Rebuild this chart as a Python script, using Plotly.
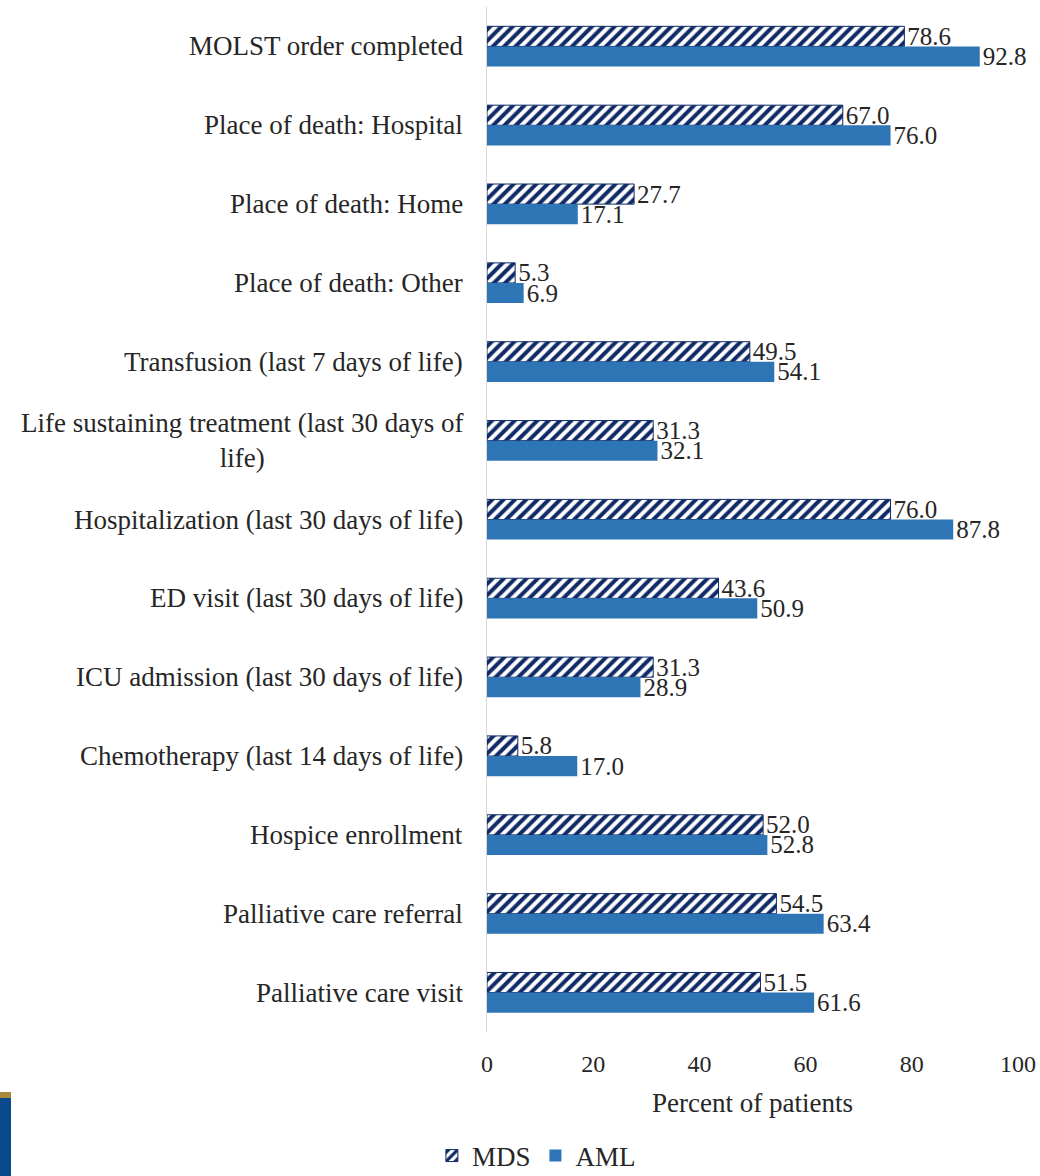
import plotly.graph_objects as go

categories = [
    "MOLST order completed",
    "Place of death: Hospital",
    "Place of death: Home",
    "Place of death: Other",
    "Transfusion (last 7 days of life)",
    "Life sustaining treatment (last 30 days of<br>life)",
    "Hospitalization (last 30 days of life)",
    "ED visit (last 30 days of life)",
    "ICU admission (last 30 days of life)",
    "Chemotherapy (last 14 days of life)",
    "Hospice enrollment",
    "Palliative care referral",
    "Palliative care visit",
]
mds = [78.6, 67.0, 27.7, 5.3, 49.5, 31.3, 76.0, 43.6, 31.3, 5.8, 52.0, 54.5, 51.5]
aml = [92.8, 76.0, 17.1, 6.9, 54.1, 32.1, 87.8, 50.9, 28.9, 17.0, 52.8, 63.4, 61.6]
x_ticks = [0, 20, 40, 60, 80, 100]

FONT = "Liberation Serif"
TEXT_COLOR = "#262626"
NAVY = "#0F2A66"
BLUE = "#2E75B6"

fig = go.Figure()
fig.add_trace(go.Bar(
    name="MDS", y=categories, x=mds, orientation="h",
    marker=dict(color="white", line=dict(color=NAVY, width=1),
                pattern=dict(shape="/", fgcolor=NAVY, bgcolor="white",
                             fgopacity=1, size=8, solidity=0.5)),
    text=[f"{v:.1f}" for v in mds], textposition="outside",
    constraintext="none",
    textfont=dict(family=FONT, size=25, color=TEXT_COLOR),
    cliponaxis=False,
))
fig.add_trace(go.Bar(
    name="AML", y=categories, x=aml, orientation="h",
    marker=dict(color=BLUE, line=dict(width=0)),
    text=[f"{v:.1f}" for v in aml], textposition="outside",
    constraintext="none",
    textfont=dict(family=FONT, size=25, color=TEXT_COLOR),
    cliponaxis=False,
))

# Category labels, right-aligned against the axis with wrapped lines centred
for cat in categories:
    fig.add_annotation(
        x=0, xref="paper", y=cat, yref="y", text=cat,
        xanchor="right", yanchor="middle", xshift=-22, align="center",
        showarrow=False, font=dict(family=FONT, size=27, color=TEXT_COLOR),
    )

# Corner of the slide background
fig.add_shape(type="rect", xref="paper", yref="paper",
              x0=-487 / 531, x1=-476 / 531, y0=-144 / 1025, y1=-66 / 1025,
              fillcolor="#0B4A8A", line=dict(width=0), layer="below")
fig.add_shape(type="rect", xref="paper", yref="paper",
              x0=-487 / 531, x1=-476 / 531, y0=-66 / 1025, y1=-60 / 1025,
              fillcolor="#A8893A", line=dict(width=0), layer="below")

fig.update_layout(
    width=1040, height=1176,
    margin=dict(l=487, r=22, t=7, b=144, autoexpand=False),
    paper_bgcolor="white", plot_bgcolor="white",
    barmode="group", bargap=0.49, bargroupgap=0,
    font=dict(family=FONT, size=24, color=TEXT_COLOR),
    showlegend=True,
    legend=dict(orientation="h", x=0.093, y=-0.121, xanchor="center",
                yanchor="middle", font=dict(family=FONT, size=27, color=TEXT_COLOR),
                itemwidth=30, traceorder="normal"),
    xaxis=dict(range=[0, 100], tickvals=x_ticks, showgrid=False, zeroline=False,
               showline=False, ticks="outside", ticklen=10, tickcolor="white",
               automargin=False,
               tickfont=dict(family=FONT, size=24, color=TEXT_COLOR),
               title=dict(text="Percent of patients", standoff=17,
                          font=dict(family=FONT, size=27, color=TEXT_COLOR))),
    yaxis=dict(autorange="reversed", showticklabels=False, showgrid=False,
               zeroline=False, showline=True, linecolor="#D9D9D9", linewidth=1,
               ticks="", automargin=False),
)

fig.write_html("out.html")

=====

Instructions to follow:
Repeat verbatim all the material, but not the pictures.

Written response:
Rebuild this chart as a Python script, using Plotly.
import plotly.graph_objects as go

categories = [
    "MOLST order completed",
    "Place of death: Hospital",
    "Place of death: Home",
    "Place of death: Other",
    "Transfusion (last 7 days of life)",
    "Life sustaining treatment (last 30 days of<br>life)",
    "Hospitalization (last 30 days of life)",
    "ED visit (last 30 days of life)",
    "ICU admission (last 30 days of life)",
    "Chemotherapy (last 14 days of life)",
    "Hospice enrollment",
    "Palliative care referral",
    "Palliative care visit",
]
mds = [78.6, 67.0, 27.7, 5.3, 49.5, 31.3, 76.0, 43.6, 31.3, 5.8, 52.0, 54.5, 51.5]
aml = [92.8, 76.0, 17.1, 6.9, 54.1, 32.1, 87.8, 50.9, 28.9, 17.0, 52.8, 63.4, 61.6]
x_ticks = [0, 20, 40, 60, 80, 100]

FONT = "Liberation Serif"
TEXT_COLOR = "#262626"
NAVY = "#0F2A66"
BLUE = "#2E75B6"

fig = go.Figure()
fig.add_trace(go.Bar(
    name="MDS", y=categories, x=mds, orientation="h",
    marker=dict(color="white", line=dict(color=NAVY, width=1),
                pattern=dict(shape="/", fgcolor=NAVY, bgcolor="white",
                             fgopacity=1, size=8, solidity=0.5)),
    text=[f"{v:.1f}" for v in mds], textposition="outside",
    constraintext="none",
    textfont=dict(family=FONT, size=25, color=TEXT_COLOR),
    cliponaxis=False,
))
fig.add_trace(go.Bar(
    name="AML", y=categories, x=aml, orientation="h",
    marker=dict(color=BLUE, line=dict(width=0)),
    text=[f"{v:.1f}" for v in aml], textposition="outside",
    constraintext="none",
    textfont=dict(family=FONT, size=25, color=TEXT_COLOR),
    cliponaxis=False,
))

# Category labels, right-aligned against the axis with wrapped lines centred
for cat in categories:
    fig.add_annotation(
        x=0, xref="paper", y=cat, yref="y", text=cat,
        xanchor="right", yanchor="middle", xshift=-22, align="center",
        showarrow=False, font=dict(family=FONT, size=27, color=TEXT_COLOR),
    )

# Corner of the slide background
fig.add_shape(type="rect", xref="paper", yref="paper",
              x0=-487 / 531, x1=-476 / 531, y0=-144 / 1025, y1=-66 / 1025,
              fillcolor="#0B4A8A", line=dict(width=0), layer="below")
fig.add_shape(type="rect", xref="paper", yref="paper",
              x0=-487 / 531, x1=-476 / 531, y0=-66 / 1025, y1=-60 / 1025,
              fillcolor="#A8893A", line=dict(width=0), layer="below")

fig.update_layout(
    width=1040, height=1176,
    margin=dict(l=487, r=22, t=7, b=144, autoexpand=False),
    paper_bgcolor="white", plot_bgcolor="white",
    barmode="group", bargap=0.49, bargroupgap=0,
    font=dict(family=FONT, size=24, color=TEXT_COLOR),
    showlegend=True,
    legend=dict(orientation="h", x=0.093, y=-0.121, xanchor="center",
                yanchor="middle", font=dict(family=FONT, size=27, color=TEXT_COLOR),
                itemwidth=30, traceorder="normal"),
    xaxis=dict(range=[0, 100], tickvals=x_ticks, showgrid=False, zeroline=False,
               showline=False, ticks="outside", ticklen=10, tickcolor="white",
               automargin=False,
               tickfont=dict(family=FONT, size=24, color=TEXT_COLOR),
               title=dict(text="Percent of patients", standoff=17,
                          font=dict(family=FONT, size=27, color=TEXT_COLOR))),
    yaxis=dict(autorange="reversed", showticklabels=False, showgrid=False,
               zeroline=False, showline=True, linecolor="#D9D9D9", linewidth=1,
               ticks="", automargin=False),
)

fig.write_html("out.html")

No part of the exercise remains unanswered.